I am NOT surprised. 🤬
Is it true that this judge was on Trumps short list of USSC justices?
They certified results from a known fraudulent election and because they did so we cannot investigate the fraud. Ok. 😂
OK. Am I the only person who thinks that we are “protesting” or rallying at the wrong venues or events? Why do we not take our voices to the law makers? So why not target judges? Surely the numbers of crowds we generate we should be able to gather the same in the offices or fronts of their homes. Just saying.
This is a total bullshit ruling. No certification should be considered valid as long as there are active lawsuits for that state.
It seems like a single Georgia voter would have Standing.
Yeah, courts and politicians run the clock down and then complain that there’s no longer any time for a remedy.
You know, I’ve thought along those same lines about the flurry of court cases. The Art of Distraction. Basically, keep your eyes on my busy, distracting right hand while I lift your wallet with my left hand. Only, not in a con/scam, but rather like a magicians trick. Perhaps Guiliani, Powell, Woods, et al ARE providing the distraction.
A link to the text of the opinion appears below, if anyone wants to read it. It is classified as a “published” opinion, which means it has value as precedent.
The narrow issue that was lost in trial court, and then again on appeal, will ALMOST CERTAINLY not be heard by SCOTUS, and if it is, it will be rejected.
The concept of “standing” is something that confuses many non-attorneys. Federal courts can only legislate actual cases or controversies. They cannot give advisory opinions. Otherwise, they would be legislating from the bench, which violates our Republican system of separation of powers.
In order to have a “case or controversy” you need (1) an actual dispute and (2) a litigant who is alleging a harm that (3) can be redressed by judicial intervention.
An individual voter cannot challenge an election result unless he alleges that he was illegally prevented from voting or his legal vote was not counted.
Also, the dispute has to be live. If a dispute has been resolved or rendered moot, the judges will be legislating from the bench.
I must have read well over a dozen opinions (trial court and appellate court, Federal and state courts) and I now believe this whole thing was GROSSLY mis-managed.
You do not wait until AFTER the election to challenge the procedures.
Political pressure should have been put upon state legislators to enact election security.
McConnell refused to even DEBATE uniform Federalized election security.
BEFORE the election, carefully drafted lawsuits should have obtained orders specifying crystal clear election security protocols.
The Constitution grants states broad right to regulate elections. So long as Amendments 15, 19, 24, and 26 are followed, states run the show. If a state allows 17 year old incarcerated felons to vote, it would be within its rights.
It may be time for a Constitutional Amendment to allow Congress to enforce uniform Federalized election security.

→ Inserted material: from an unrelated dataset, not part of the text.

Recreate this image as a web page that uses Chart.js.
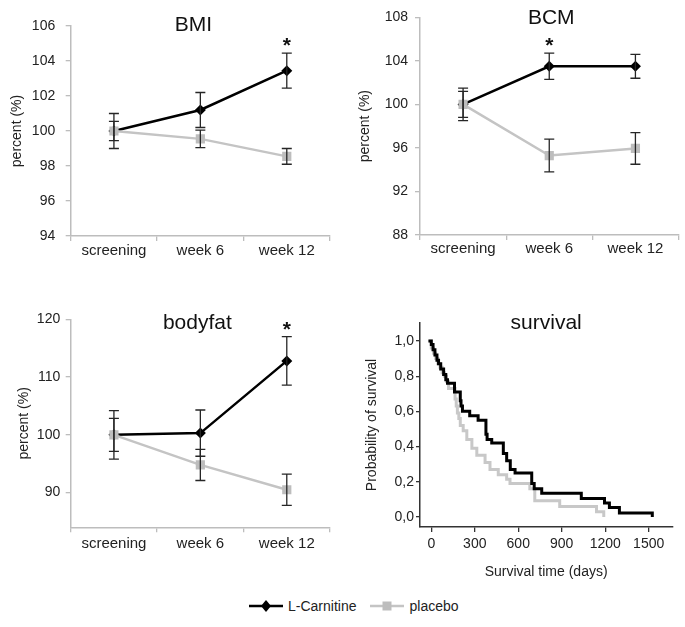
<!DOCTYPE html>
<html>
<head>
<meta charset="utf-8">
<script src="https://cdn.jsdelivr.net/npm/chart.js@4.4.0/dist/chart.umd.min.js"></script>
<style>
  body { margin: 0; background: #fff; font-family: "Liberation Sans", Arial, sans-serif; }
  #page { position: relative; width: 685px; height: 627px; overflow: hidden; }
  #page canvas { position: absolute; }
  #legend { position: absolute; left: 249px; top: 598px; display: flex; align-items: center; font-size: 14px; color: #222; }
  #legend span { margin: 0 14px 0 5px; }
</style>
</head>
<body>
<div id="page">
  <canvas id="bmi" width="340" height="280" style="left:0;top:0"></canvas>
  <canvas id="bcm" width="345" height="280" style="left:340px;top:0"></canvas>
  <canvas id="fat" width="340" height="300" style="left:0;top:280px"></canvas>
  <canvas id="surv" width="345" height="310" style="left:340px;top:280px"></canvas>
  <div id="legend">
    <svg width="34" height="14"><line x1="0" y1="7" x2="34" y2="7" stroke="#000" stroke-width="2.5"/><polygon points="17,1 22,7 17,13 12,7" fill="#000"/></svg><span>L-Carnitine</span>
    <svg width="34" height="14"><line x1="0" y1="7" x2="34" y2="7" stroke="#c4c4c4" stroke-width="2.5"/><rect x="12.5" y="2.5" width="9" height="9" fill="#bdbdbd"/></svg><span>placebo</span>
  </div>
</div>
<script>
const categories = ['screening', 'week 6', 'week 12'];
const seriesNames = ['L-Carnitine', 'placebo'];

// BMI (% of screening)
const bmiCarnitine = [100, 101.2, 103.45];
const bmiCarnitineErr = [1.0, 1.0, 1.0];
const bmiPlacebo = [100, 99.55, 98.55];
const bmiPlaceboErr = [0.55, 0.5, 0.45];
const bmiTicks = [94, 96, 98, 100, 102, 104, 106];
const bmiStars = ['', '', '*'];

// BCM
const bcmCarnitine = [100, 103.5, 103.5];
const bcmCarnitineErr = [1.5, 1.2, 1.1];
const bcmPlacebo = [100, 95.3, 95.95];
const bcmPlaceboErr = [1.2, 1.5, 1.45];
const bcmTicks = [88, 92, 96, 100, 104, 108];
const bcmStars = ['', '*', ''];

// bodyfat
const fatCarnitine = [100, 100.3, 112.8];
const fatCarnitineErr = [4.2, 4.0, 4.2];
const fatPlacebo = [100, 94.8, 90.5];
const fatPlaceboErr = [2.85, 2.7, 2.7];
const fatTicks = [90, 100, 110, 120];
const fatStars = ['', '', '*'];

// survival (Kaplan-Meier steps: day of drop, probability after drop)
const survDaysCarnitine = [-20, 0, 12, 25, 39, 50, 65, 85, 100, 112, 160, 200, 205, 215, 265, 323, 377, 385, 417, 497, 520, 545, 578, 693, 710, 762, 1035, 1195, 1229, 1298, 1525];
const survProbCarnitine = [1.0, 0.98, 0.95, 0.92, 0.89, 0.87, 0.84, 0.81, 0.78, 0.76, 0.71, 0.66, 0.63, 0.60, 0.575, 0.55, 0.47, 0.44, 0.42, 0.36, 0.32, 0.27, 0.25, 0.19, 0.16, 0.135, 0.105, 0.08, 0.054, 0.022, 0.0];
const survDaysPlacebo = [-15, 0, 15, 30, 45, 60, 75, 90, 105, 119, 164, 172, 180, 190, 200, 220, 245, 280, 314, 371, 405, 462, 520, 543, 680, 714, 886, 1140, 1190];
const survProbPlacebo = [1.0, 0.96, 0.93, 0.90, 0.87, 0.85, 0.82, 0.80, 0.77, 0.73, 0.67, 0.63, 0.59, 0.56, 0.52, 0.49, 0.44, 0.39, 0.35, 0.31, 0.27, 0.24, 0.214, 0.19, 0.16, 0.092, 0.06, 0.03, 0.0];
const survXTicks = [0, 300, 600, 900, 1200, 1500];
const survYTicks = [0, 0.2, 0.4, 0.6, 0.8, 1.0];

const FONT = '"Liberation Sans", Arial, sans-serif';
Chart.defaults.font.family = FONT;
Chart.defaults.color = '#222';
Chart.defaults.animation = false;

// error bars, significance stars and the panel title
const panelDecor = {
  id: 'panelDecor',
  afterDatasetsDraw(chart, args, opts) {
    const ctx = chart.ctx;
    const y = chart.scales.y;
    ctx.save();
    chart.data.datasets.forEach((ds, i) => {
      if (!ds.errors) return;
      const meta = chart.getDatasetMeta(i);
      ctx.strokeStyle = '#262626';
      ctx.lineWidth = 1.3;
      meta.data.forEach((pt, j) => {
        const top = y.getPixelForValue(ds.data[j] + ds.errors[j]);
        const bot = y.getPixelForValue(ds.data[j] - ds.errors[j]);
        ctx.beginPath();
        ctx.moveTo(pt.x, top); ctx.lineTo(pt.x, bot);
        ctx.moveTo(pt.x - 5, top); ctx.lineTo(pt.x + 5, top);
        ctx.moveTo(pt.x - 5, bot); ctx.lineTo(pt.x + 5, bot);
        ctx.stroke();
      });
    });
    ctx.fillStyle = '#111';
    ctx.textAlign = 'center';
    if (opts.stars) {
      const ds = chart.data.datasets[0];
      const meta = chart.getDatasetMeta(0);
      ctx.font = 'bold 21px ' + FONT;
      ctx.textBaseline = 'alphabetic';
      opts.stars.forEach((s, j) => {
        if (!s) return;
        const top = y.getPixelForValue(ds.data[j] + ds.errors[j]);
        ctx.fillText(s, meta.data[j].x, top - 1);
      });
    }
    const a = chart.chartArea;
    ctx.font = '21px ' + FONT;
    ctx.textBaseline = 'middle';
    ctx.fillText(opts.title, (a.left + a.right) / 2 + (opts.dx || 0), opts.titleY);
    ctx.restore();
  }
};

function makePanel(id, p) {
  const canvas = document.getElementById(id);
  const area = p.area;
  new Chart(canvas, {
    type: 'line',
    data: {
      labels: categories,
      datasets: [{
        label: seriesNames[0],
        data: p.carnitine,
        errors: p.carnitineErr,
        borderColor: '#000',
        backgroundColor: '#000',
        borderWidth: 2.5,
        pointStyle: 'rectRot',
        pointRadius: 5.5,
        pointBorderWidth: 0,
        order: 2
      }, {
        label: seriesNames[1],
        data: p.placebo,
        errors: p.placeboErr,
        borderColor: '#c4c4c4',
        backgroundColor: '#bdbdbd',
        borderWidth: 2.5,
        pointStyle: 'rect',
        pointRadius: 6.5,
        pointBorderWidth: 0,
        order: 1
      }]
    },
    options: {
      responsive: false,
      layout: { padding: { left: 0, top: area.top, right: canvas.width - area.right, bottom: 0 } },
      plugins: {
        legend: { display: false },
        tooltip: { enabled: false },
        panelDecor: { title: p.title, titleY: p.titleY, stars: p.stars, dx: p.dx }
      },
      scales: {
        x: {
          offset: true,
          grid: { offset: true, drawOnChartArea: false, color: '#bdbdbd', tickLength: 5, lineWidth: 1.3 },
          border: { color: '#bdbdbd', width: 1.5 },
          ticks: { font: { size: 15 }, color: '#222', padding: p.xPad, maxRotation: 0, autoSkip: false },
          afterFit: s => { s.height = canvas.height - area.bottom; }
        },
        y: {
          min: p.yMin,
          max: p.yMax,
          afterBuildTicks: s => { s.ticks = p.yTicks.map(v => ({ value: v })); },
          grid: { drawOnChartArea: false, color: '#bdbdbd', tickLength: 5, lineWidth: 1.3 },
          border: { color: '#bdbdbd', width: 1.5 },
          ticks: { font: { size: 14 }, color: '#222', padding: p.yPad },
          title: { display: true, text: 'percent (%)', font: { size: 14 }, color: '#222', padding: { top: p.titlePad, bottom: 0 } },
          afterFit: s => { s.width = area.left; }
        }
      }
    },
    plugins: [panelDecor]
  });
}

makePanel('bmi', {
  area: { left: 70.7, right: 330, top: 26, bottom: 236 },
  carnitine: bmiCarnitine, carnitineErr: bmiCarnitineErr,
  placebo: bmiPlacebo, placeboErr: bmiPlaceboErr,
  yMin: 94, yMax: 106, yTicks: bmiTicks, stars: bmiStars,
  title: 'BMI', titleY: 25, dx: -7, xPad: 1, yPad: 10.5, titlePad: 9
});
makePanel('bcm', {
  area: { left: 80, right: 341.7, top: 17.3, bottom: 235 },
  carnitine: bcmCarnitine, carnitineErr: bcmCarnitineErr,
  placebo: bcmPlacebo, placeboErr: bcmPlaceboErr,
  yMin: 88, yMax: 108, yTicks: bcmTicks, stars: bcmStars,
  title: 'BCM', titleY: 18, dx: 2, xPad: 0, yPad: 7, titlePad: 16.5
});
makePanel('fat', {
  area: { left: 70.7, right: 330, top: 39.3, bottom: 247.3 },
  carnitine: fatCarnitine, carnitineErr: fatCarnitineErr,
  placebo: fatPlacebo, placeboErr: fatPlaceboErr,
  yMin: 84, yMax: 120, yTicks: fatTicks, stars: fatStars,
  title: 'bodyfat', titleY: 43, dx: -3, xPad: 3, yPad: 5.5, titlePad: 15.5
});

// survival panel
(function () {
  const canvas = document.getElementById('surv');
  const area = { left: 80, right: 332.3, top: 43, bottom: 247 };
  const toPoints = (xs, ys) => xs.map((x, i) => ({ x: x, y: ys[i] }));
  new Chart(canvas, {
    type: 'line',
    data: {
      datasets: [{
        label: seriesNames[0],
        data: toPoints(survDaysCarnitine, survProbCarnitine),
        borderColor: '#000',
        borderWidth: 3,
        stepped: 'before',
        pointRadius: 0,
        order: 1
      }, {
        label: seriesNames[1],
        data: toPoints(survDaysPlacebo, survProbPlacebo),
        borderColor: '#c8c8c8',
        borderWidth: 3,
        stepped: 'before',
        pointRadius: 0,
        order: 2
      }]
    },
    options: {
      responsive: false,
      layout: { padding: { left: 0, top: area.top, right: canvas.width - area.right, bottom: 0 } },
      plugins: {
        legend: { display: false },
        tooltip: { enabled: false },
        panelDecor: { title: 'survival', titleY: 43 }
      },
      scales: {
        x: {
          type: 'linear',
          min: -78,
          max: 1663,
          afterBuildTicks: s => { s.ticks = survXTicks.map(v => ({ value: v })); },
          grid: { drawOnChartArea: false, color: '#333', tickLength: 5, lineWidth: 1.3 },
          border: { color: '#333', width: 1.5 },
          ticks: { font: { size: 14 }, color: '#222', padding: 4, maxRotation: 0, callback: v => String(v) },
          title: { display: true, text: 'Survival time (days)', font: { size: 14 }, color: '#222', padding: { top: 0, bottom: 9 } },
          afterFit: s => { s.height = canvas.height - area.bottom; }
        },
        y: {
          min: -0.057,
          max: 1.102,
          afterBuildTicks: s => { s.ticks = survYTicks.map(v => ({ value: v })); },
          grid: { drawOnChartArea: false, color: '#333', tickLength: 4, lineWidth: 1.3 },
          border: { color: '#333', width: 1.5 },
          ticks: { font: { size: 14 }, color: '#222', padding: 2, callback: v => v.toFixed(1).replace('.', ',') },
          title: { display: true, text: 'Probability of survival', font: { size: 14 }, color: '#222', padding: { top: 23.5, bottom: 0 } },
          afterFit: s => { s.width = area.left; }
        }
      }
    },
    plugins: [panelDecor]
  });
})();
</script>
</body>
</html>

The text of the 11th Circuit opinion can be found here:
https://media.ca11.uscourts.gov/opinions/pub/files/202014418.pdf
Wood is a registered voter in Georgia. This is proof that this judge has maggots chewing on his brain
“This is not your Father’s government”...
Actually Lin Wood isn't listed as an attorney in this case. He's a plaintiff in his role as a Georgia voter! Next move, appeal to another native Georgian. Justice Thomas has the duty overseeing 11th Circuit!
Ask Pryor how fraudulent ballots can be certified.
Pryor has no standing to make this decision.
I believe this is a former AL attorney general and staunch RINO.
Trump had Pryor on the short list for SCOTUS several times.
And a Trump-appointed judge joined in the opinion.
Why wouldn’t he have standing he is a citizen of Georgia and a voter??